Dans son livre Equipiers, l’écrivain Grégory Nicolas, « embeddé » avec l’équipe de France lors des Mondiaux d’Innsbruck en 2018 en Autriche, raconte que le Zébulon des Bleus a failli lourdement chuter… en faisant un « wheeling » (une figure qui consiste à rouler sur la roue arrière) dans un parking à la veille de l’épreuve. Tout ça pour faire rire ses équipiers. « Il a continué à sourire, et est parti prendre sa douche comme s’il revenait de la plage. Quel personnage ! » raconte l’auteur.

Le naturel revient au galop, même face au président de la République. Le coureur n’hésite pas à lui lancer de mettre le champagne au frais pour l’arrivée sur les Champs quand ce dernier lui remet le maillot jaune, le 20 juillet, à l’issue de l’étape du Tourmalet.
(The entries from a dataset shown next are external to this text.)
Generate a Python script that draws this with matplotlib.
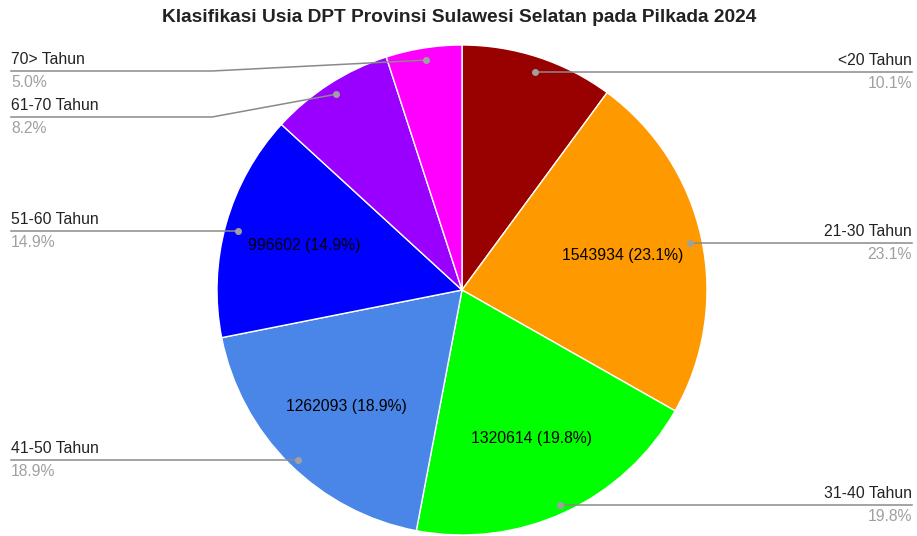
import numpy as np
from matplotlib import pyplot as plt

# Data
kelompok = ['<20 Tahun', '21-30 Tahun', '31-40 Tahun', '41-50 Tahun',
            '51-60 Tahun', '61-70 Tahun', '70> Tahun']
pemilih = [674000, 1543934, 1320614, 1262093, 996602, 547000, 334000]
warna = ['#990000', '#ff9900', '#00ff00', '#4a86e8', '#0000ff', '#9900ff', '#ff00ff']

# layout (pixel space, y measured from top)
W, H = 917, 536
cx, cy, R = 462, 290, 245
label_side = ['right', 'right', 'right', 'left', 'left', 'left', 'left']
label_y = [72, 243, 505, 460, 231, 117, 71]   # y of the leader line under each label
bent = [False, False, False, False, False, True, True]

plt.rcParams['font.family'] = ['Liberation Sans', 'DejaVu Sans']
fig = plt.figure(figsize=(W / 100, H / 100), dpi=100)
ax = fig.add_axes([0, 0, 1, 1])

total = sum(pemilih)
pct = [v / total * 100 for v in pemilih]

def inner(p):
    if p < 12:
        return ''
    v = int(round(p * total / 100))
    return f'{v} ({p:.1f}%)'

wedges, _, autotexts = ax.pie(pemilih, colors=warna, startangle=90, counterclock=False,
                              center=(cx, H - cy), radius=R, autopct=inner,
                              pctdistance=0.67,
                              wedgeprops=dict(edgecolor='white', linewidth=1.0),
                              textprops=dict(fontsize=11.3, color='black'))
ax.set_xlim(0, W)
ax.set_ylim(0, H)
ax.set_aspect('equal')
ax.axis('off')

for w, name, p, side, ly, b in zip(wedges, kelompok, pct, label_side, label_y, bent):
    ang = np.deg2rad((w.theta1 + w.theta2) / 2)
    dx = cx + 0.95 * R * np.cos(ang)
    dy = (H - cy) + 0.95 * R * np.sin(ang)
    yl = H - ly
    if not b:
        dy = yl
    if side == 'right':
        xs, ys = [dx, 912], [yl, yl]
        tx, ha = 912, 'right'
    else:
        xs, ys = [11, dx], [yl, yl]
        if b:
            xs, ys = [11, 212, dx], [yl, yl, dy]
        tx, ha = 11, 'left'
    ax.plot(xs, ys, color='#8a8a8a', lw=1.1, zorder=3)
    ax.plot(dx, dy, 'o', color='#a0a0a0', ms=4, zorder=4)
    ax.text(tx, yl + 4, name, ha=ha, va='bottom', fontsize=11.3, color='#222222')
    ax.text(tx, yl - 4, f'{p:.1f}%', ha=ha, va='top', fontsize=11.3, color='#a0a0a0')

ax.text(W / 2 + 1, H - 17, 'Klasifikasi Usia DPT Provinsi Sulawesi Selatan pada Pilkada 2024',
        ha='center', va='center', fontsize=13.8, fontweight='bold', color='#222222')

fig.savefig('out.png', dpi=100)
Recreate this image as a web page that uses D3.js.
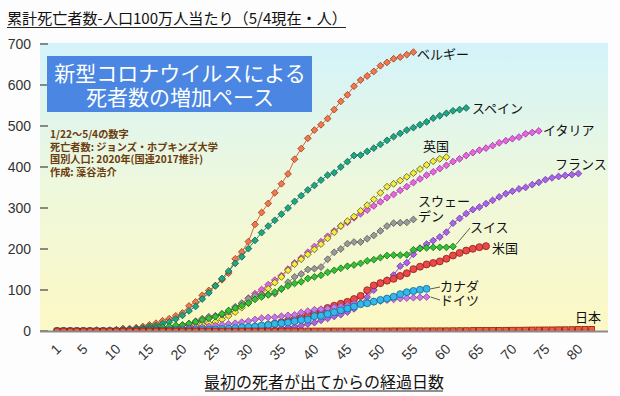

Une machine que rien n’arrête

A votre avis, que s’est-il passé, le 15 juillet 2016 après le crash de Julian Alaphilippe lors du contre-la-montre entre Bourg Saint-Andéol et la caverne du pont d’Arc sur le Tour ? Le coureur n’a pas fait de miracle le soir-même en concédant sept minutes au vainqueur du chrono. Mais deux jours après avoir mordu la roche, il passait à l’attaque dans une étape de haute montagne – pas sa spécialité à la base – et frôlait la victoire.

© A.S.O. / Pauline Ballet

« Je crois que la seule course qu’il ne peut pas gagner, c’est Paris-Roubaix, car il est trop léger. Mais je n’en suis même pas sûr », estime son directeur sportif Patrick Lefevere dans Cyclingnews. Le déclic se produit quelques jours après son arrivée à la Quick Step, au sein d’une équipe qui compte des cadors comme Philippe Gilbert ou Tom Boonen. Il décide d’appeler son cousin, Franck Alaphilippe, qui l’entraînait depuis toujours, pour qu’il remplace le coach belge de la Quick Step. Il raconte la suite au Télégramme: « ‘Ça ne va pas le faire, Franck. Je continue avec toi. Je ne veux pas passer des heures à leur expliquer ce qui va ou ce qui ne va pas. Toi, tu me connais par cœur.’ C’est vrai que notre échange va bien au-delà d’un rapport entraîneur-entraîné. » Sa première victoire – au Tour de l’Ain – suit, quelques mois plus tard. Depuis, il ramène une dizaine de bouquets chaque année. Seule une poignée de coureurs peuvent en dire autant.